Other Arabic names of Aldebaran can be translated as “fat camel” or “driver of the Pleiades,” which evoke the life of a desert herdsman. The star’s Roman name, Palilicium, commemorated the Feast of Pales, the special deity of shepherds. Ptolemy called it “the Torch Bearer,” and to the Babylonians it was I‑ku‑u, the “leading star of stars.” To many modern stargazers, Aldebaran can be nothing else than the fierce red eye of the bull that charges at Orion.
Follower, driver, fat camel, red eye, the names tell us almost nothing about the star but everything about ourselves.
When classical science waned after the fall of Rome, astronomy fell into decay in Europe. It was the Arabs who kept the old traditions alive. The Arabs translated Greek astronomical lore into the language of Islam and infused the Greek tradition with lore of their own. Europeans translated Arabic texts from the late 10th to the 13th centuries. It was from these texts that we received the name of the red star in Taurus, transformed into something resembling Latin.

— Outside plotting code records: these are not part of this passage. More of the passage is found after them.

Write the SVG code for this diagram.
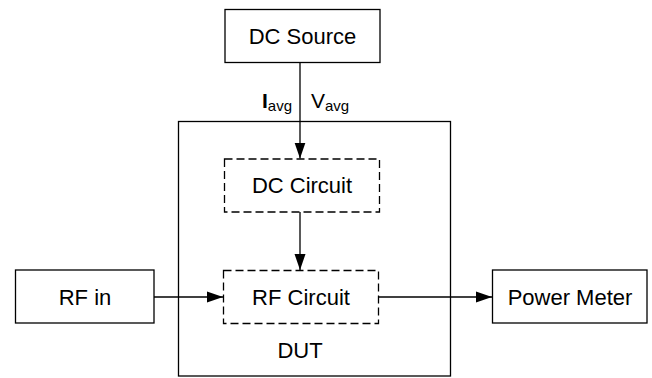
<svg xmlns="http://www.w3.org/2000/svg" width="652" height="378" viewBox="0 0 652 378">
  <style>
    .box { fill: #ffffff; stroke: #000000; stroke-width: 1.3; }
    .dash { fill: none; stroke: #000000; stroke-width: 1.3; stroke-dasharray: 8 4; }
    .dut { fill: none; stroke: #000000; stroke-width: 1.3; }
    .lbl { font-family: "Liberation Sans", Arial, sans-serif; font-size: 22px; fill: #000000; text-anchor: middle; }
    .sig { font-family: "Liberation Sans", Arial, sans-serif; font-size: 21px; fill: #000000; }
    .sub { font-size: 15px; }
    .wire { fill: none; stroke: #000000; stroke-width: 1.3; }
  </style>
  <defs>
    <marker id="arr" markerUnits="userSpaceOnUse" markerWidth="17" markerHeight="12" refX="16" refY="6" orient="auto">
      <path d="M0,0.5 L16,6 L0,11.5 Z" fill="#000000"/>
    </marker>
  </defs>
  <rect width="652" height="378" fill="#ffffff"/>

  <g id="dut">
    <rect class="dut" x="178.5" y="121.5" width="272" height="254.5"/>
    <text class="lbl" x="300" y="357.5">DUT</text>
  </g>

  <g id="dc-source">
    <rect class="box" x="225" y="9.5" width="155" height="53"/>
    <text class="lbl" x="302.5" y="43.5">DC Source</text>
  </g>

  <g id="dc-circuit">
    <rect class="dash" x="224.5" y="159" width="155" height="53"/>
    <text class="lbl" x="302" y="193">DC Circuit</text>
  </g>

  <g id="rf-circuit">
    <rect class="dash" x="223.5" y="270.5" width="155" height="53"/>
    <text class="lbl" x="301" y="304.5">RF Circuit</text>
  </g>

  <g id="rf-in">
    <rect class="box" x="15.5" y="270" width="138.5" height="53"/>
    <text class="lbl" x="85" y="304.5">RF in</text>
  </g>

  <g id="power-meter">
    <rect class="box" x="492.5" y="270" width="154.5" height="53"/>
    <text class="lbl" x="570" y="304.5">Power Meter</text>
  </g>

  <g id="connectors">
    <line class="wire" x1="300" y1="62.5" x2="300" y2="158.5" marker-end="url(#arr)"/>
    <line class="wire" x1="300" y1="212" x2="300" y2="270" marker-end="url(#arr)"/>
    <line class="wire" x1="154" y1="297" x2="223" y2="297" marker-end="url(#arr)"/>
    <line class="wire" x1="378.5" y1="297" x2="492" y2="297" marker-end="url(#arr)"/>
    <text class="sig" x="262" y="108" font-weight="bold">I<tspan class="sub" font-weight="normal" dy="3">avg</tspan></text>
    <text class="sig" x="311" y="108">V<tspan class="sub" dy="3">avg</tspan></text>
  </g>
</svg>
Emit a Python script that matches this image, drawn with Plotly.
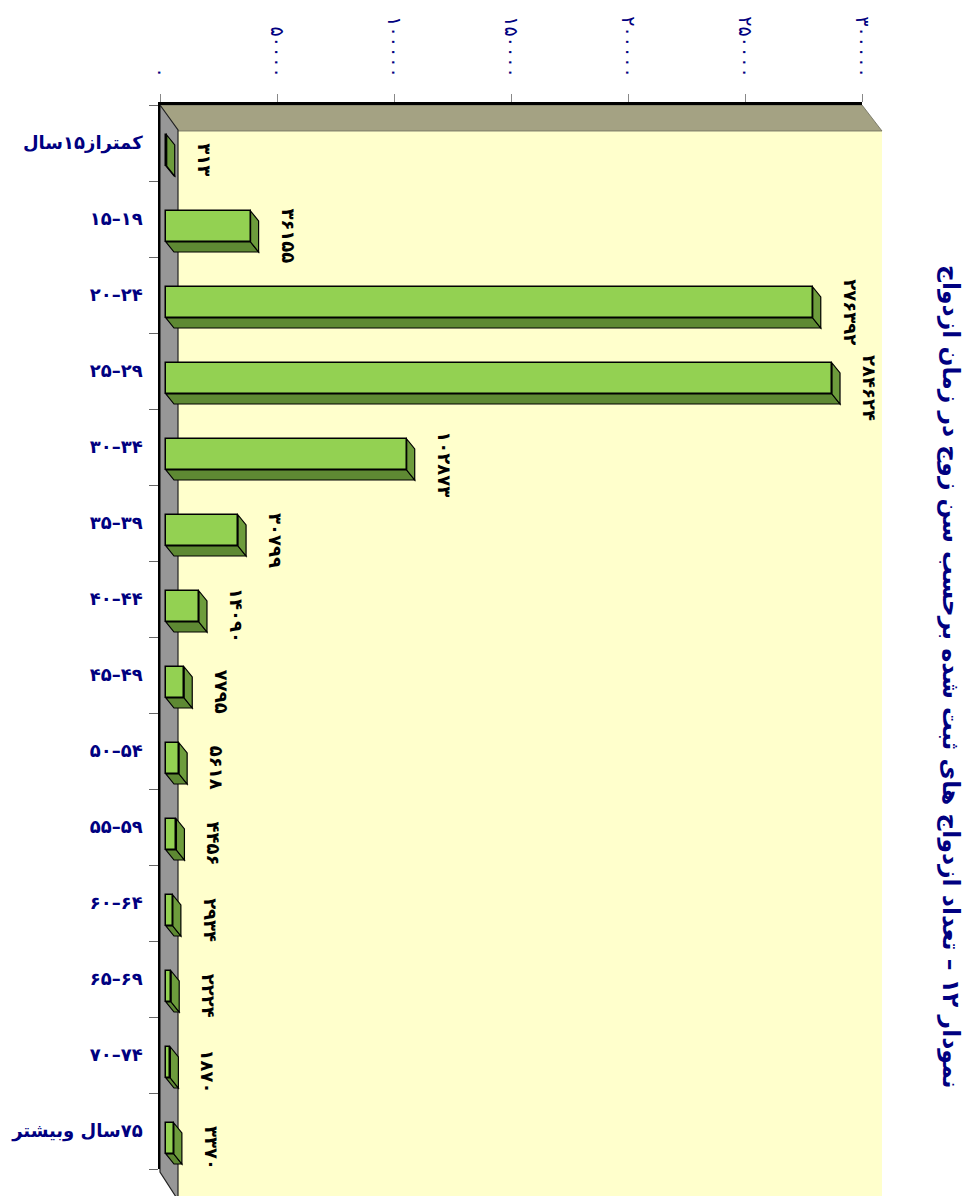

And so the stream of intelligence has twisted and tumbled over the uneven topography of culture, now finding one channel, now another, always flowing toward the distant ocean which is truth. Names illuminate the sky like an aurora, they enfold the stars in curtains of intelligence. It is we ourselves who give the stars their meaning. By watching. By naming. They depend upon us, says the poet Rilke, we are their transformers, “our whole existence, the flight and plunges of our love, all fit us for this task.”